From Power to Pressure: GPs Beginning to Discount their Management Fees
February 12, 2026
By the late 1970s and early 1980s, the 2% management fee had become the standard for private equity funds because it was, quite simply, what early firms needed to cover their operating costs. In the early years of private equity, funds were relatively small, and 2% provided enough revenue to support investment teams, travel, deal-related expenses, office space and basic infrastructure. Once the 2% norm solidified, it became self‑reinforcing: general partners (GP) who attempted to charge more faced limited partner (LP) pushback, while those who charged significantly less risked signaling underinvestment or weakness in their platform.
Until 2010, average management fees hovered just below that long‑held 2% standard, with only modest year‑to‑year movement.1 This stability reflected a seller’s market. Top-performing GPs offered a scarce, high‑performing product relative to public equity alternatives, and LPs were willing to pay for access. Between 2010 and 2015, management fees began a slow, but steady decline.2 Over the last decade, however, the rate of decline has accelerated—interrupted briefly in 2020, when robust fundraising allowed managers to adhere more closely to legacy terms.3 Since that time, the downward trend has continued, with average management fees falling to 1.61% by the end of June 2025, marking the lowest point in the dataset and a clear break below the traditional headline rate.4
Several forces have converged to push fees lower. First, private equity’s net outperformance relative to public equity has narrowed, increasing LP fee sensitivity and willingness to push for fee reductions. Second, the fundraising environment has become more challenging: exits have slowed, distributions have fallen and many LPs are overallocated to private equity—prompting many GPs to lower headline fees and offer discounts in order to secure commitments. Third, capital has concentrated at the top, with a growing share of commitments flowing to mega‑funds. These fund companies can spread fixed costs over a much larger asset base, enabling them to accept lower headline rates while still growing fee dollars.

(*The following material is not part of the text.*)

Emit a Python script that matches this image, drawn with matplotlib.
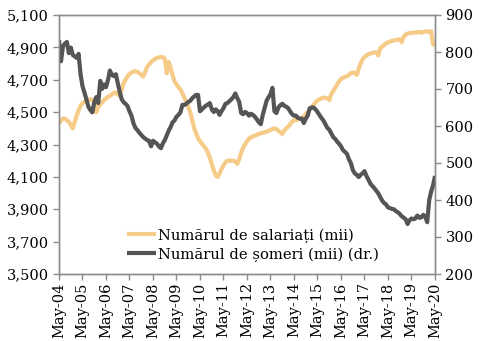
import matplotlib
matplotlib.use("Agg")
import matplotlib.pyplot as plt
import pandas as pd

# Monthly data, May 2004 - May 2020
dates = pd.date_range("2004-05-01", "2020-05-01", freq="MS")

salariati = [
    4430, 4450, 4460, 4460, 4450, 4440, 4420, 4400, 4440, 4480, 4510, 4540,
    4555, 4565, 4570, 4575, 4580, 4575, 4560, 4500, 4530, 4550, 4560, 4575,
    4585, 4595, 4600, 4610, 4620, 4620, 4610, 4600, 4640, 4680, 4700, 4720,
    4735, 4745, 4750, 4752, 4750, 4740, 4730, 4720, 4750, 4780, 4795, 4810,
    4820, 4828, 4835, 4838, 4840, 4840, 4830, 4740, 4810, 4770, 4730, 4690,
    4670, 4655, 4640, 4615, 4590, 4560, 4530, 4500, 4450, 4400, 4370, 4340,
    4320, 4305, 4290, 4275, 4250, 4220, 4180, 4140, 4110, 4100, 4120, 4150,
    4170, 4190, 4200, 4200, 4200, 4200, 4195, 4180, 4210, 4250, 4280, 4300,
    4320, 4335, 4345, 4350, 4355, 4360, 4365, 4370, 4372, 4375, 4380, 4385,
    4390, 4395, 4400, 4395, 4385, 4375, 4365, 4385, 4400, 4410, 4425, 4440,
    4450, 4450, 4455, 4458, 4460, 4475, 4488, 4500, 4515, 4530, 4545, 4560,
    4572, 4580, 4585, 4588, 4590, 4585, 4575, 4610, 4630, 4650, 4670, 4690,
    4705, 4712, 4718, 4722, 4730, 4740, 4745, 4740, 4730, 4770, 4800, 4825,
    4840, 4850, 4858, 4862, 4866, 4868, 4870, 4850, 4895, 4905, 4915, 4925,
    4930, 4935, 4940, 4943, 4946, 4948, 4950, 4932, 4965, 4980, 4985, 4988,
    4990, 4990, 4992, 4993, 4995, 4990, 4995, 4998, 5000, 4995, 5000, 4920,
    4910,
]

someri = [
    832, 775, 815, 823, 827, 797, 812, 792, 788, 784, 795, 740,
    708, 690, 672, 652, 643, 637, 665, 678, 662, 722, 700, 712,
    705, 724, 750, 738, 735, 740, 716, 692, 672, 664, 660, 654,
    640, 628, 608, 595, 589, 582, 576, 570, 566, 562, 560, 545,
    560, 556, 552, 545, 540, 553, 562, 575, 588, 598, 610, 615,
    625, 630, 637, 657, 657, 660, 665, 668, 675, 680, 684, 684,
    640, 645, 650, 655, 658, 662, 645, 638, 645, 640, 630, 640,
    648, 660, 662, 667, 672, 678, 688, 676, 665, 635, 632, 638,
    635, 628, 633, 630, 625, 618, 610, 605, 630, 650, 668, 678,
    686, 703, 640, 635, 650, 656, 660, 655, 652, 648, 640, 632,
    628, 628, 622, 620, 620, 608, 620, 628, 648, 650, 650, 645,
    638, 630, 622, 615, 605, 595, 590, 580, 570, 565, 558, 552,
    545, 535, 530, 525, 510, 500, 481, 472, 468, 462, 468, 472,
    478, 465, 455, 444, 438, 432, 425, 418, 408, 398, 392, 388,
    380, 378, 376, 375, 370, 367, 362, 356, 352, 348, 335, 345,
    350, 348, 350, 358, 352, 353, 360, 355, 340, 400, 422, 440,
    465,
]

label_sal = "Numărul de salariați (mii)"
label_som = "Numărul de șomeri (mii) (dr.)"
tick_years = list(range(2004, 2021))
tick_labels = [f"May-{y % 100:02d}" for y in tick_years]

plt.rcParams["font.family"] = ["DejaVu Serif"]
col_sal = "#F6CB88"
col_som = "#555555"
spine_col = "#8C8C8C"

fig = plt.figure(figsize=(4.82, 3.41), dpi=100)
ax = fig.add_axes([59 / 482, 1 - 274 / 341, (435 - 59) / 482, (274 - 15) / 341])
ax2 = ax.twinx()

l1, = ax.plot(dates, salariati, color=col_sal, lw=3.0, solid_capstyle="butt", label=label_sal)
l2, = ax2.plot(dates, someri, color=col_som, lw=3.0, solid_capstyle="butt", label=label_som)

ax.set_ylim(3500, 5100)
ax.set_yticks(range(3500, 5101, 200))
ax.set_yticklabels([f"{v:,}" for v in range(3500, 5101, 200)])
ax2.set_ylim(200, 900)
ax2.set_yticks(range(200, 901, 100))

ax.set_xlim(dates[0], dates[-1])
ticks = [pd.Timestamp(f"{y}-05-01") for y in tick_years]
ax.set_xticks(ticks)
ax.set_xticklabels(tick_labels, rotation=90)

for a in (ax, ax2):
    for s in a.spines.values():
        s.set_color(spine_col)
        s.set_linewidth(1.0)
    a.tick_params(colors=spine_col, labelcolor="black", labelsize=10.5,
                  length=4, width=1.0, direction="out")
ax.tick_params(axis="x", pad=2)

leg = ax2.legend(handles=[l1, l2], loc="upper left", bbox_to_anchor=(0.18, 0.178),
                 frameon=False, fontsize=10.6, handlelength=2.0, handletextpad=0.1,
                 borderaxespad=0, labelspacing=0.32, borderpad=0)

fig.savefig("out.png", dpi=100)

For LPs, the declining fee trend is a visible sign that negotiating leverage has shifted back in their favor—a reversal from the historically GP‑friendly environment. Lower ongoing fees reduce the level of net outperformance required to justify private equity’s illiquidity and complexity relative to lower-cost public‑market strategies. For GPs, the implications are more nuanced. Large managers may benefit from the optics of reduced fees, while still increasing absolute fee revenue thanks to larger fund sizes. Smaller, emerging and mid‑market firms, on the other hand, face the opposite reality: margin pressure that may demand clearer differentiation through strategy focus, consistency of outperformance or enhanced co‑investment opportunities, rather than simple price competition.
Key Takeaways
The long, steady drift downward in management fees is less an endpoint than an inflection point—evidence of a market evolving toward more transparent, competitive pricing. Access alone is no longer sufficient to command premium economics. Going forward, managers will need to better justify their fees.